The team enrolled 30 clinicians (50% female; mean age: 38 years) who were either physicians, advanced practice practitioners, or nurses from February to December 2022. Clinicians were included if they did frontline work during the pandemic for > 1 month and presented moderate or severe symptoms of depression at baseline but had no pre-pandemic mental health diagnoses.

“Some people who came into the study were really in despair,” Back said.2 “A number of people said, ‘I feel like a robot. I know I'm doing the right things technically. I know I'm saying the right words, but I say them and I'm talking to families who have a loved one who is dying, and I feel nothing — and I know that something is wrong.’”

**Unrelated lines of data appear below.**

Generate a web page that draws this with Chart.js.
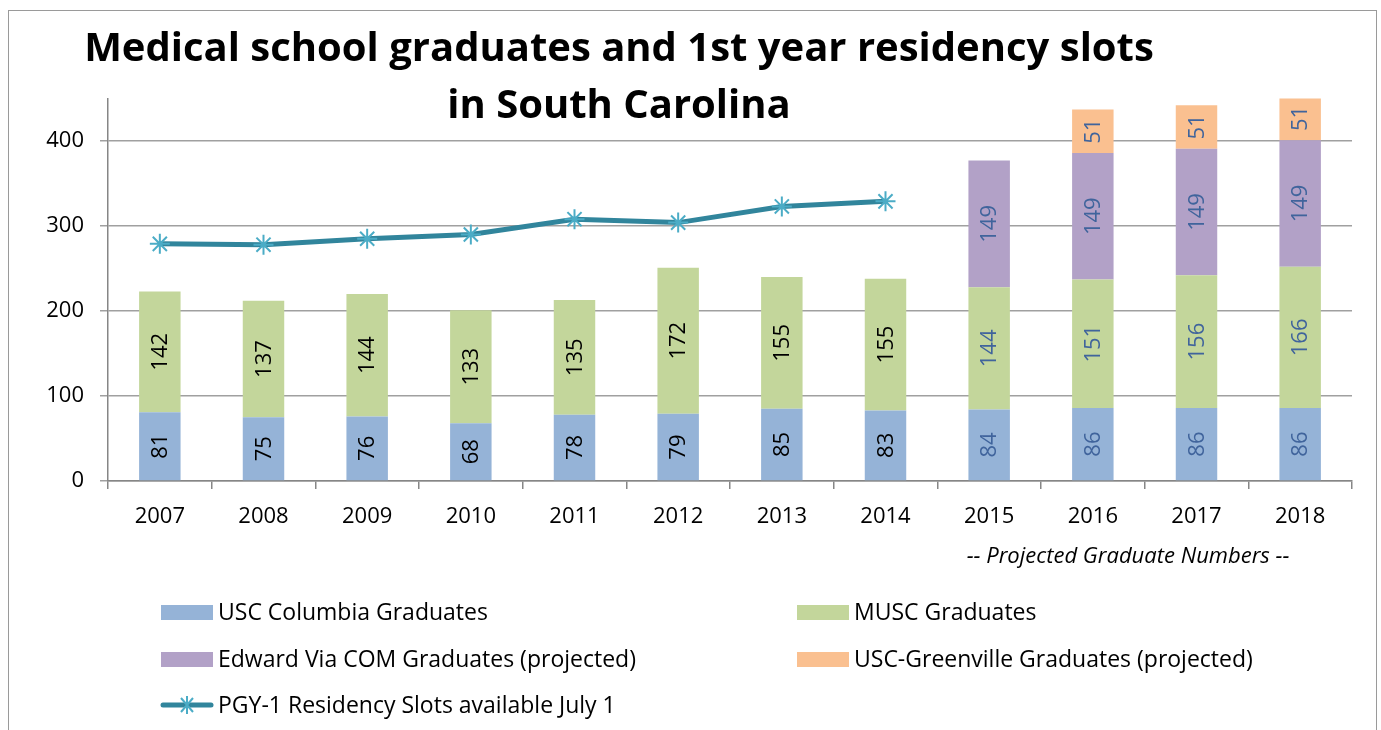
<!DOCTYPE html>
<html>
<head>
<meta charset="utf-8">
<script src="https://cdn.jsdelivr.net/npm/chart.js@4/dist/chart.umd.min.js"></script>
<style>
  html, body { margin: 0; padding: 0; background: #fff; }
  #wrap { width: 1381px; height: 730px; }
</style>
</head>
<body>
<div id="wrap"><canvas id="gradChart" width="1381" height="730"></canvas></div>
<script>
// donnees
const years = ['2007', '2008', '2009', '2010', '2011', '2012', '2013', '2014', '2015', '2016', '2017', '2018'];
const uscColumbia = [81, 75, 76, 68, 78, 79, 85, 83, 84, 86, 86, 86];
const musc = [142, 137, 144, 133, 135, 172, 155, 155, 144, 151, 156, 166];
const edwardVia = [null, null, null, null, null, null, null, null, 149, 149, 149, 149];
const uscGreenville = [null, null, null, null, null, null, null, null, null, 51, 51, 51];
const pgySlots = [279, 278, 285, 290, 308, 304, 323, 329, null, null, null, null];
const yTicks = [0, 100, 200, 300, 400];
const firstProjected = '2015';

const FONT = '"Open Sans", Lato, sans-serif';

// titre, bordure, etiquettes, legende
const decorPlugin = {
    id: 'decor',
    beforeDraw(chart) {
        const ctx = chart.ctx;
        ctx.save();
        ctx.fillStyle = '#fff';
        ctx.fillRect(0, 0, chart.width, chart.height);
        ctx.strokeStyle = '#9a9a9a';
        ctx.lineWidth = 1;
        ctx.strokeRect(8.5, 10.5, 1368, 740);
        ctx.restore();
    },
    afterDraw(chart) {
        const ctx = chart.ctx;
        ctx.save();

        // etiquettes des barres
        ctx.font = '22px ' + FONT;
        ctx.textAlign = 'center';
        ctx.textBaseline = 'middle';
        chart.data.datasets.forEach((ds, di) => {
            if (ds.type === 'line') return;
            const meta = chart.getDatasetMeta(di);
            meta.data.forEach((bar, i) => {
                const v = ds.data[i];
                if (v == null) return;
                const cy = (bar.y + bar.base) / 2;
                ctx.save();
                ctx.translate(bar.x, cy);
                ctx.rotate(-Math.PI / 2);
                ctx.fillStyle = Number(years[i]) >= Number(firstProjected) ? '#40649c' : '#000';
                ctx.fillText(String(v), 0, 1);
                ctx.restore();
            });
        });

        // titre
        ctx.fillStyle = '#000';
        ctx.font = 'bold 40px ' + FONT;
        ctx.textAlign = 'center';
        ctx.textBaseline = 'middle';
        ctx.fillText('Medical school graduates and 1st year residency slots', 619, 50);
        ctx.fillText('in South Carolina', 619, 107);

        // note projetee
        ctx.font = 'italic 22px ' + FONT;
        ctx.fillText('-- Projected Graduate Numbers --', 1128, 557);

        // legende en deux colonnes
        const cols = [161, 797];
        const rows = [612, 659, 705];
        ctx.font = '23px ' + FONT;
        ctx.textAlign = 'left';
        chart.data.datasets.forEach((ds, di) => {
            const x = cols[di % 2];
            const y = rows[Math.floor(di / 2)];
            if (ds.type === 'line') {
                ctx.strokeStyle = ds.borderColor;
                ctx.lineWidth = 5;
                ctx.lineCap = 'round';
                ctx.beginPath();
                ctx.moveTo(x + 2, y);
                ctx.lineTo(x + 50, y);
                ctx.stroke();
                ctx.strokeStyle = ds.pointBorderColor;
                ctx.lineWidth = ds.pointBorderWidth;
                ctx.lineCap = 'butt';
                ctx.beginPath();
                ctx.moveTo(x + 26, y - 9); ctx.lineTo(x + 26, y + 9);
                ctx.moveTo(x + 20, y - 7); ctx.lineTo(x + 32, y + 7);
                ctx.moveTo(x + 32, y - 7); ctx.lineTo(x + 20, y + 7);
                ctx.stroke();
            } else {
                ctx.fillStyle = ds.backgroundColor;
                ctx.fillRect(x, y - 7, 52, 15);
            }
            ctx.fillStyle = '#000';
            ctx.fillText(ds.label, x + 57, y + 1);
        });
        ctx.restore();
    }
};

const ctx = document.getElementById('gradChart').getContext('2d');
const gradChart = new Chart(ctx, {
    data: {
        labels: years,
        datasets: [
            { type: 'bar', label: 'USC Columbia Graduates', data: uscColumbia, backgroundColor: '#95b3d7', order: 2 },
            { type: 'bar', label: 'MUSC Graduates', data: musc, backgroundColor: '#c3d69b', order: 2 },
            { type: 'bar', label: 'Edward Via COM Graduates (projected)', data: edwardVia, backgroundColor: '#b2a1c7', order: 2 },
            { type: 'bar', label: 'USC-Greenville Graduates (projected)', data: uscGreenville, backgroundColor: '#fac090', order: 2 },
            {
                type: 'line', label: 'PGY-1 Residency Slots available July 1', data: pgySlots,
                borderColor: '#31859c', borderWidth: 5, tension: 0,
                pointStyle: 'star', pointRadius: 10, pointBorderColor: '#4bacc6',
                pointBackgroundColor: '#4bacc6', pointBorderWidth: 2, spanGaps: false, order: 1
            }
        ]
    },
    options: {
        responsive: false,
        animation: false,
        devicePixelRatio: 1,
        layout: { padding: { top: 98.5, right: 29, bottom: 189, left: 0 } },
        datasets: { bar: { barPercentage: 0.4, categoryPercentage: 1 } },
        plugins: {
            legend: { display: false },
            title: { display: false },
            tooltip: { enabled: false }
        },
        scales: {
            x: {
                stacked: true,
                offset: true,
                grid: { display: true, drawOnChartArea: false, drawTicks: true, tickLength: 8, color: '#868686', lineWidth: 1.5 },
                border: { color: '#868686', width: 1.5 },
                ticks: { color: '#000', font: { family: FONT, size: 22 }, padding: 15 },
                afterFit(scale) { scale.height = 60; }
            },
            y: {
                stacked: true,
                min: 0,
                max: 450,
                grid: { color: '#a0a0a0', lineWidth: 1.5, tickLength: 8 },
                border: { color: '#868686', width: 1.5 },
                afterBuildTicks(scale) { scale.ticks = yTicks.map(v => ({ value: v })); },
                ticks: { color: '#000', font: { family: FONT, size: 22 }, padding: 16, includeBounds: false },
                afterFit(scale) { scale.width = 108; }
            }
        }
    },
    plugins: [decorPlugin]
});
</script>
</body>
</html>
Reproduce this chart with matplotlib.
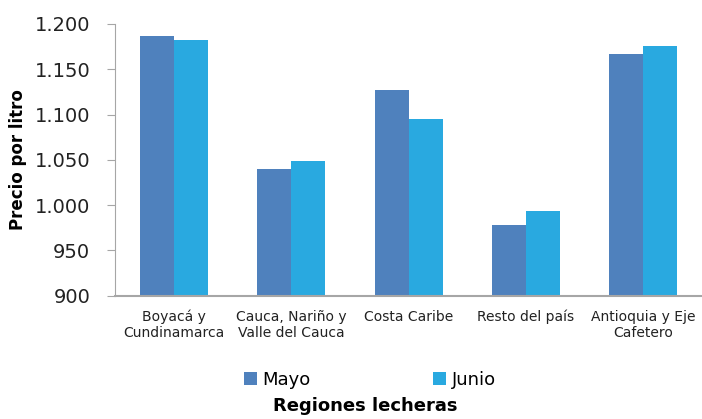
import matplotlib.pyplot as plt
import numpy as np
from matplotlib.ticker import FuncFormatter

# datos (precio por litro)
regiones = ['Boyacá y\nCundinamarca', 'Cauca, Nariño y\nValle del Cauca', 'Costa Caribe',
            'Resto del país', 'Antioquia y Eje\nCafetero']
mayo = [1187, 1040, 1127, 978, 1167]
junio = [1182, 1049, 1095, 994, 1176]
yticks = [900, 950, 1000, 1050, 1100, 1150, 1200]

plt.rcParams['font.family'] = ['DejaVu Sans']

fig = plt.figure(figsize=(7.02, 4.19), dpi=100)
ax = fig.add_axes([0.164, 0.294, 0.836, 0.649])

x = np.arange(len(regiones))
w = 0.29
ax.bar(x - w / 2, mayo, w, color='#4F81BD', label='Mayo')
ax.bar(x + w / 2, junio, w, color='#29A9E0', label='Junio')

ax.set_xlim(-0.5, len(regiones) - 0.5)
ax.set_ylim(900, 1200)
ax.set_yticks(yticks)
ax.yaxis.set_major_formatter(FuncFormatter(lambda v, p: f'{int(v):,}'.replace(',', '.')))
ax.tick_params(axis='y', labelsize=14, length=6, pad=12, color='#A6A6A6', labelcolor='#222222')
ax.set_xticks(x)
ax.set_xticklabels(regiones, fontsize=10, color='#222222')
ax.tick_params(axis='x', length=0, pad=10)

for s in ['top', 'right']:
    ax.spines[s].set_visible(False)
ax.spines['left'].set_color('#A6A6A6')
ax.spines['bottom'].set_color('#A6A6A6')
ax.spines['bottom'].set_linewidth(1.5)

fig.text(0.025, 0.62, 'Precio por litro', rotation=90, ha='center', va='center',
         fontsize=12, fontweight='bold')

fig.legend(loc='center', bbox_to_anchor=(0.527, 0.093), ncol=2, frameon=False,
           fontsize=13, handlelength=0.7, handleheight=0.7, handletextpad=0.3,
           columnspacing=6.8)
fig.text(0.52, 0.03, 'Regiones lecheras', ha='center', va='center',
         fontsize=13, fontweight='bold')

fig.savefig('out.png', dpi=100)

Participants were randomly assigned 1:1 to receive psilocybin or niacin.1 The intervention included 2 preparation visits, 1 medication session—either 25 mg of psilocybin or 100 mg niacin, orally—and 3 integration visits. Investigators analyzed the data between December 2023 and May 2024.

Participants in the psilocybin arm had greater reductions in depression symptoms from preparation 1 session to day 28 than the niacin arm (mean change, -21.33 vs -9.33; mean difference between arms, -12.00; 95% confidence interval [CI], -17.67 to -6.33; P < .001).

Participants also had greater improvement in symptoms of burnout in the psilocybin arm than in the niacin arm, but this was not statistically significant (-6.40 vs -2.33; P = .05). After reaching this conclusion, investigators chose to evaluate psilocybin’s effect on PTSD symptoms descriptively, rather than evaluating its statistical significance. The team saw patients on psilocybin had a numerically greater reduction in PTSD symptoms compared to those on niacin (-16.67 vs – 6.73), but again, this was not statistically tested.

Many participants described how psilocybin therapy helped them shift their perspectives on human suffering and their ability to help people. Rachel Drayer, who worked as an emergency department physician assistant in Bellevue during the pandemic, said in a press release that her work left her “feeling frantic and discordant.” Now, she operates a preventive health clinic for menopause in rural Wenatchee, Washington.

“(In) the work that I do now, my body feels calm and quiet. It feels … deeply peaceful,” Drayer said. “This study changed my life.”2

References

  1. Back AL, Freeman-Young TK, Morgan L, et al. Psilocybin Therapy for Clinicians with Symptoms of Depression From Frontline Care During the COVID-19 Pandemic: A Randomized Clinical Trial. JAMA Netw Open. 2024;7(12):e2449026. doi:10.1001/jamanetworkopen.2024.49026
  2. Psilocybin therapy helps clinicians process COVID despair. UW Medicine. December 5, 2024. https://newsroom.uw.edu/news-releases/psilocybin-therapy-helps-clinicians-process-covid-despair#:~:text=Psilocybin%2Dassisted%20psychotherapy%20resulted%20in,who%20received%20a%20placebo%20instead. Accessed December 5, 2024.
  3. Larkin H. Navigating Attacks Against Health Care Workers in the COVID-19 Era. JAMA. 2021 May 11;325(18):1822-1824. doi: 10.1001/jama.2021.2701. PMID: 33881489.